First to you, Denmark boy: I don't know where you read that an alt-az mounted scope is good for astrophotography or CCD imaging, cut they clearly are not. Your suspicions are confirmed. With the exception of the Meade LX200 and 90 series mounted alt-az with a specialized corrector, a straight alt-az scope is for visual use only. As the LX200 & 90 series start at around $1500US, this may well be out of reach to you at present. Dobs can be outfitted with an equatorial plate and a motorized drive, but this also runs into money. If astrophotography is something you think you would like to persue, then I would suggest you get a good reflector on a German Equatorial Mount(which is refered to as a GEM). Equipped with a motorized drive and a guide scope, these will take beautiful pictures. Orion has a very nice 8 inch on a GEM outfitted with dual-drives for both declination and right ascension for $598US that also comes with a CD of The Sky Version 5 Level 2:

Take your time. Don't rush into purchasing a telescope(or anything else), best to be absolutely sure and not kick yourself later on!

Regards a 6" or 8" telescope, while the 6" is quite capable of showing you a great wealth of deep sky objects(DSO's in the trade), it is a well-known fact that the 8" will allow one to see far more detail.
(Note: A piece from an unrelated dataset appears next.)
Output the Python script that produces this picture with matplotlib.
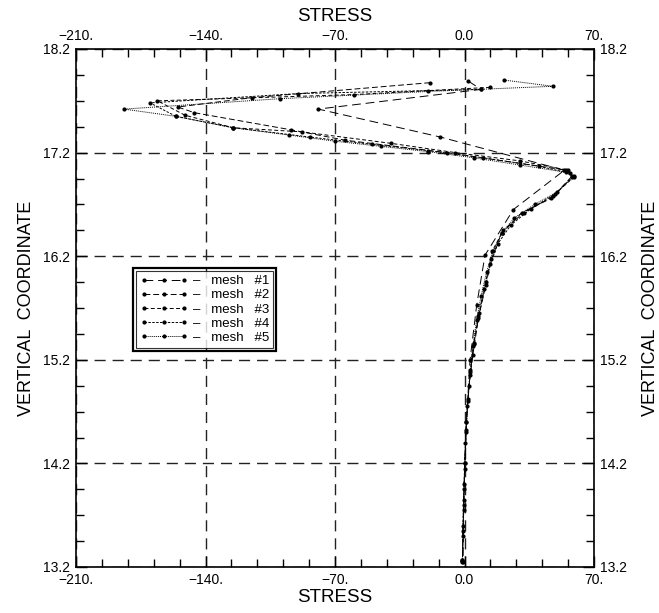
import matplotlib
matplotlib.use("Agg")
import matplotlib.pyplot as plt
from matplotlib.patches import Rectangle

plt.rcParams['font.family'] = ['Liberation Sans', 'DejaVu Sans']

# stress / vertical coordinate, one pair of lists per mesh
mesh1_x = [2.1, 8.9, -79, -13, 54, 26.4, 11.1, 6.6, 3.0, 1.0, -0.3, -0.8]
mesh1_y = [17.89, 17.81, 17.62, 17.35, 17.03, 16.65, 16.21, 15.73, 15.20, 14.60, 13.95, 13.25]

mesh2_x = [-18.6, -115, -155, -146, -93.8, -64.6, -9.6, 55, 58, 47, 31, 20, 14.5, 11.5,
           7.5, 4.5, 2.5, 1.0, 0.2, -0.5, -1.1]
mesh2_y = [17.875, 17.73, 17.64, 17.585, 17.42, 17.32, 17.2, 17.03, 16.97, 16.76, 16.62,
           16.42, 16.17, 15.92, 15.6, 15.25, 14.95, 14.6, 14.2, 13.75, 13.27]

mesh3_x = [13.8, -60, -166, -151, -125, -87.7, -40, -5, 30, 56, 59, 48, 32, 21, 15, 11.5,
           8, 5, 3, 1.5, 0.5, -0.2, -0.8, -1.1]
mesh3_y = [17.83, 17.76, 17.70, 17.56, 17.44, 17.40, 17.29, 17.2, 17.12, 17.03, 16.97, 16.78,
           16.62, 16.45, 16.25, 15.95, 15.65, 15.35, 15.05, 14.75, 14.4, 14.0, 13.6, 13.27]

mesh4_x = [8.9, -89.8, -170, -156, -125, -83.5, -50, -20, 10, 40, 57, 58, 49, 36, 25, 18,
           14, 10.5, 7.5, 5, 3.2, 1.8, 0.8, 0.1, -0.5, -0.9, -1.1]
mesh4_y = [17.81, 17.77, 17.68, 17.55, 17.44, 17.35, 17.28, 17.22, 17.15, 17.07, 17.0,
           16.96, 16.8, 16.66, 16.5, 16.32, 16.12, 15.88, 15.62, 15.36, 15.1, 14.82,
           14.52, 14.2, 13.85, 13.55, 13.26]

mesh5_x = [21.5, 47.7, -20, -100, -184, -156, -125, -95, -70, -45, -20, 5, 30, 55, 59, 50,
           38, 27, 20, 15.5, 12, 9, 6.5, 4.5, 3, 1.8, 0.9, 0.2, -0.4, -0.8, -1.1]
mesh5_y = [17.90, 17.84, 17.79, 17.72, 17.62, 17.55, 17.44, 17.37, 17.31, 17.26, 17.21,
           17.15, 17.08, 17.01, 16.96, 16.82, 16.7, 16.57, 16.42, 16.25, 16.05, 15.82,
           15.58, 15.33, 15.08, 14.8, 14.5, 14.15, 13.8, 13.5, 13.25]

labels = ['–   mesh   #1', '–   mesh   #2', '–   mesh   #3', '–   mesh   #4', '–   mesh   #5']
dash_styles = [(0, (9, 5)), (0, (6, 3)), (0, (4, 2.5)), (0, (2.5, 1.5)), (0, (1, 1))]

xticks = [-210, -140, -70, 0, 70]
xticklabels = ['−210.', '−140.', '−70.', '0.0', '70.']
yticks = [13.2, 14.2, 15.2, 16.2, 17.2, 18.2]
yticklabels = ['13.2', '14.2', '15.2', '16.2', '17.2', '18.2']

fig = plt.figure(figsize=(6.59, 6.13), dpi=100)
ax = fig.add_axes([76 / 659, 46 / 613, 518 / 659, 518 / 613])

meshes = [(mesh1_x, mesh1_y), (mesh2_x, mesh2_y), (mesh3_x, mesh3_y),
          (mesh4_x, mesh4_y), (mesh5_x, mesh5_y)]
for (xs, ys), ls, lab in zip(meshes, dash_styles, labels):
    ax.plot(xs, ys, color='black', lw=0.7, linestyle=ls, marker='o', ms=2.0,
            mfc='black', mec='black', label=lab)

ax.set_xlim(-210, 70)
ax.set_ylim(13.2, 18.2)
ax.set_xticks(xticks)
ax.set_xticklabels(xticklabels)
ax.set_yticks(yticks)
ax.set_yticklabels(yticklabels)
ax.set_xticks([-210 + 14 * i for i in range(21)], minor=True)
ax.set_yticks([13.2 + 0.25 * i for i in range(21)], minor=True)
ax.tick_params(which='both', direction='in', top=True, right=True, labeltop=True,
               labelright=True, labelsize=10, width=1, color='black')
ax.tick_params(which='major', length=8, pad=4)
ax.tick_params(which='minor', length=6)
for sp in ax.spines.values():
    sp.set_linewidth(1.2)

ax.grid(True, which='major', color='#222222', lw=1.0, linestyle=(0, (8, 5)))

ax.set_xlabel('STRESS', fontsize=13.5, labelpad=2)
ax.text(0.5, 1.062, 'STRESS', transform=ax.transAxes, ha='center', va='center', fontsize=13.5)
ax.set_ylabel('VERTICAL  COORDINATE', fontsize=13, labelpad=6)
ax.text(1.11, 0.5, 'VERTICAL  COORDINATE', transform=ax.transAxes, ha='center',
        va='center', rotation=90, fontsize=13)

leg = ax.legend(loc='upper left', bbox_to_anchor=(0.116, 0.571), numpoints=3,
                handlelength=3.6, fontsize=9.5, frameon=True, fancybox=False,
                borderpad=0.3, labelspacing=0.14, handletextpad=0.4, borderaxespad=0)
leg.get_frame().set_edgecolor('black')
leg.get_frame().set_linewidth(0.8)

fig.canvas.draw()
bb = leg.get_window_extent().transformed(fig.transFigure.inverted())
pad_x = 3 / 659
pad_y = 3 / 613
fig.patches.append(Rectangle((bb.x0 - pad_x, bb.y0 - pad_y), bb.width + 2 * pad_x,
                             bb.height + 2 * pad_y, transform=fig.transFigure,
                             fill=False, edgecolor='black', lw=1.6))

fig.savefig('out.png', dpi=100)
M13 is resolved to the core in the 8", whereas the 6" shows it as a fuzzy ball for example. The 6" would be a good choice if you were planning on mostly viewing the planets and other solar system denizens. But if you wish to go "far out", I would highly recommend the 8". The same is true of refractors. While a 5" refractor makes an excellent planetary scope, one would want a 6" for going way out there. This would cost around $1,000 to manage. This is one reason that most people opt for reflectors - either Dobs or mounted on a GEM - over refractors. More aperture for the money. In the last analysis: You would be happier with an 8", rather than a 6" scope.